SS: About a year and a half. It’s going amazing. I have a reasonable goal to meet each week. I’m so distracted it’s hard for me to focus on anything that’s more than two weeks old, or beyond two weeks into the future. Since a novel can take three to six months to write, when I’m in the middle I’m going crazy because it simultaneously feels like I’ve been working on it forever and that it will never be done. That screws with my focus and my ability to produce. With the 3,000/day, 15,000/week model, I am more relaxed because I know those words will add up to a finished product. Even if I can’t see the end, I know that 3,000/day will get me there. That helps me relax and improves not only my quality of work but my quality of life. I’m far happier with this system.
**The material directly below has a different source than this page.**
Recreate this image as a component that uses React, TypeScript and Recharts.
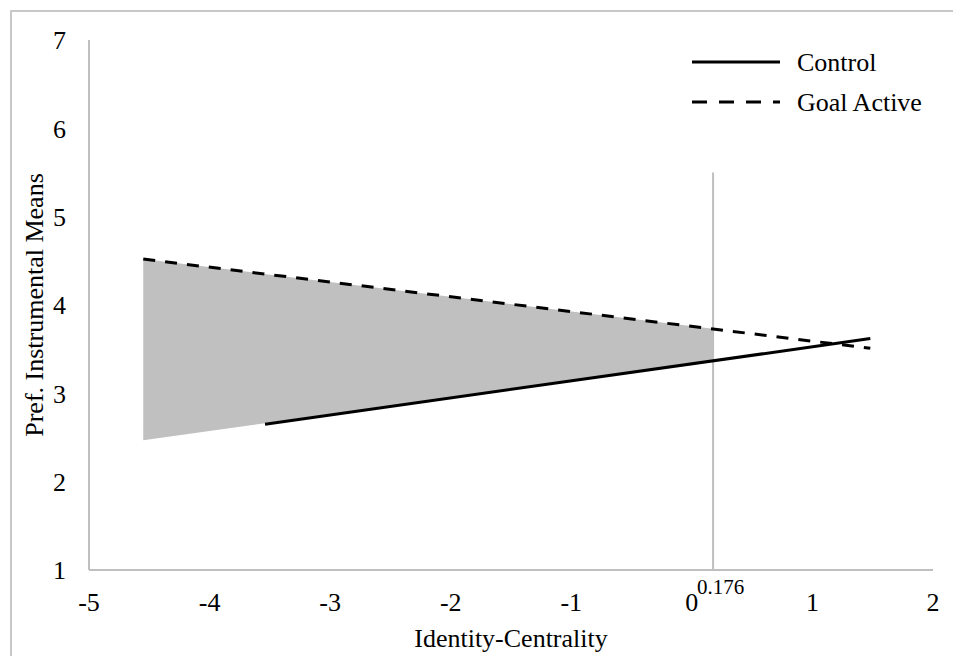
import React from "react";
import {
  ComposedChart,
  Line,
  Area,
  XAxis,
  YAxis,
  ReferenceLine,
  Legend,
  Label,
} from "recharts";

// Simple slopes of the two conditions
const goalActive = [
  { x: -4.55, y: 4.52 },
  { x: 1.48, y: 3.51 },
];
const control = [
  { x: -3.54, y: 2.65 },
  { x: 1.48, y: 3.62 },
];
// Region of significance (between the slopes, left of the J-N point)
const region = [
  { x: -4.55, band: [2.47, 4.52] },
  { x: 0.176, band: [3.37, 3.73] },
];
const jnPoint = 0.176;
const jnTop = 5.5;
const xTicks = [-5, -4, -3, -2, -1, 0, 1, 2, 0.176];
const yTicks = [1, 2, 3, 4, 5, 6, 7];

const FONT = '"Liberation Serif", "Times New Roman", serif';
const AXIS_GRAY = "#bfbfbf";

const XTick = (props: any) => {
  const { x, y, payload } = props;
  if (payload.value === jnPoint) {
    return (
      <text x={x - 16} y={y + 1} textAnchor="start" fontSize={21} fill="#000" fontFamily={FONT}>
        {String(payload.value)}
      </text>
    );
  }
  return (
    <text x={x} y={y} dy="0.71em" textAnchor="middle" fontSize={26} fill="#000" fontFamily={FONT}>
      {String(payload.value)}
    </text>
  );
};

const LegendBox = () => (
  <svg width={260} height={70} style={{ display: "block" }}>
    <line x1={0} y1={14} x2={88} y2={14} stroke="#000" strokeWidth={3} />
    <text x={105} y={14} dominantBaseline="central" fontSize={26} fontFamily={FONT} fill="#000">
      Control
    </text>
    <line x1={0} y1={54} x2={88} y2={54} stroke="#000" strokeWidth={3} strokeDasharray="15 12" />
    <text x={105} y={54} dominantBaseline="central" fontSize={26} fontFamily={FONT} fill="#000">
      Goal Active
    </text>
  </svg>
);

const YTitle = (props: any) => {
  const vb = props.viewBox || { x: 0, y: 0, width: 0, height: 0 };
  const cx = vb.x + 26;
  const cy = vb.y + vb.height / 2;
  return (
    <text
      x={cx}
      y={cy}
      transform={`rotate(-90, ${cx}, ${cy})`}
      textAnchor="middle"
      dominantBaseline="central"
      fontSize={26}
      fontFamily={FONT}
      fill="#000"
    >
      Pref. Instrumental Means
    </text>
  );
};

export default function App() {
  return (
    <div style={{ position: "relative", width: 953, height: 648, fontFamily: FONT }}>
      <div
        style={{
          position: "absolute",
          left: 2,
          top: 2,
          width: 951,
          height: 646,
          borderTop: "2px solid #c8c8c8",
          borderLeft: "2px solid #c8c8c8",
          boxSizing: "border-box",
        }}
      />
      <ComposedChart
        width={953}
        height={648}
        margin={{ top: 32, right: 28, bottom: 0, left: 0 }}
        style={{ position: "absolute", left: 0, top: 0 }}
      >
        <XAxis
          type="number"
          dataKey="x"
          domain={[-5, 2]}
          ticks={xTicks}
          interval={0}
          allowDataOverflow
          height={86}
          axisLine={{ stroke: AXIS_GRAY, strokeWidth: 2 }}
          tickLine={false}
          tickSize={0}
          tickMargin={23}
          tick={<XTick />}
        >
          <Label
            value="Identity-Centrality"
            position="insideBottom"
            offset={9}
            fontSize={26}
            fontFamily={FONT}
            fill="#000"
          />
        </XAxis>
        <YAxis
          type="number"
          domain={[1, 7]}
          ticks={yTicks}
          interval={0}
          width={81}
          axisLine={{ stroke: AXIS_GRAY, strokeWidth: 2 }}
          tickLine={false}
          tickSize={0}
          tickMargin={23}
          tick={{ fontSize: 26, fill: "#000", fontFamily: FONT }}
        >
          <Label content={<YTitle />} />
        </YAxis>
        <Area
          data={region}
          dataKey="band"
          type="linear"
          fill="#c0c0c0"
          fillOpacity={1}
          stroke="none"
          isAnimationActive={false}
          legendType="none"
        />
        <ReferenceLine
          segment={[
            { x: jnPoint, y: 1 },
            { x: jnPoint, y: jnTop },
          ]}
          stroke={AXIS_GRAY}
          strokeWidth={2}
        />
        <Line
          data={control}
          dataKey="y"
          name="Control"
          type="linear"
          stroke="#000"
          strokeWidth={3}
          dot={false}
          activeDot={false}
          isAnimationActive={false}
        />
        <Line
          data={goalActive}
          dataKey="y"
          name="Goal Active"
          type="linear"
          stroke="#000"
          strokeWidth={3}
          strokeDasharray="12 10"
          dot={false}
          activeDot={false}
          isAnimationActive={false}
        />
        <Legend
          layout="horizontal"
          verticalAlign="middle"
          align="center"
          content={<LegendBox />}
          wrapperStyle={{ position: "absolute", left: 684, top: 40, width: 260, height: 70 }}
        />
      </ComposedChart>
    </div>
  );
}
Q: You’ve grown a dedicated fan base from zero to thousands of people all over the world. What tips do you have for professionals who have to self-promote to make a living?
SS: You have to know it’s a lifetime process, and that your first three to five years of effort won’t produce any measurable success. You do this because you can’t do anything else. It takes time. If you quit after a year because you only have 17 Twitter followers and the only person who reads your Facebook posts is your Aunt Edna, you’re not cut out for it in the first place.
The other critical factor in building an audience is to be a good human being. People are going to reach out to you because they love your work. Many times, those people are awkward and say things that might come across in a bad way. I always remember that if anyone takes the time to reach out to me about my work, it’s because the work moved them, excited them, and they are so thrilled they take time out of their busy lives to communicate that (or try to communicate that). If that effort comes across poorly, I try to see through the bad joke, or someone saying something off-color, because they don’t know how to process what they feel in their heart.
Patience and understanding are important when people reach out to you — be careful of starting a flame war over a perceived slight that is better explained by social awkwardness.
Q: Do you have other lessons to share about what it takes to be a successful entrepreneur?
SS: There is an old wag that if you do the thing you love, you’ll never have to “work” a day in your life. That is utter horseshit. I am doing exactly what I’ve always wanted to do, and I work three times as hard as I ever did when I had a job working for someone else. If you’re an entrepreneur, the work never ends. Never. And you like it that way. If you don’t absolutely love to roll up your sleeves, if you like sleeping 12 hours a day, if you think “weekends are mine and mine alone,” then get a job working 40 hours a week for someone else. You’ll be far happier in your life.
Q: Any final thoughts?
SS: I think being an entrepreneur isn’t about being “smart” or having instincts, it’s about figuring out what you want to offer people, then figuring out how to do that. You have to know you will fail more than you succeed — each failure is a step closer to success. Most of the successful entrepreneurs do three things well.
- First, they are obsessed with creating something that makes customers happy.
- Second, once they have a customer, they treasure that relationship and want to make sure it continues via great customer service.
- Third, they know that failure will come, that failing sucks and makes you miserable, and that being miserable is both OK and temporary.
If failure doesn’t bother you, that’s because you don’t care about what you’re doing. Keep trying things, keep working hard, keep figuring out how to create something that makes customers happy.
In Closing
Whenever I hear Scott speak about how he works in an “eat-what-you-kill,” “publish-or-perish” environment, I hear something I can apply to my business. Learning about Scott’s system made me wonder how I could add daily and weekly metrics to my system, The Wall of Pain. Scott also validates the joy and brutality of being an entrepreneur.
If you enjoy captivating fiction, especially sci-fi, I highly recommend his work.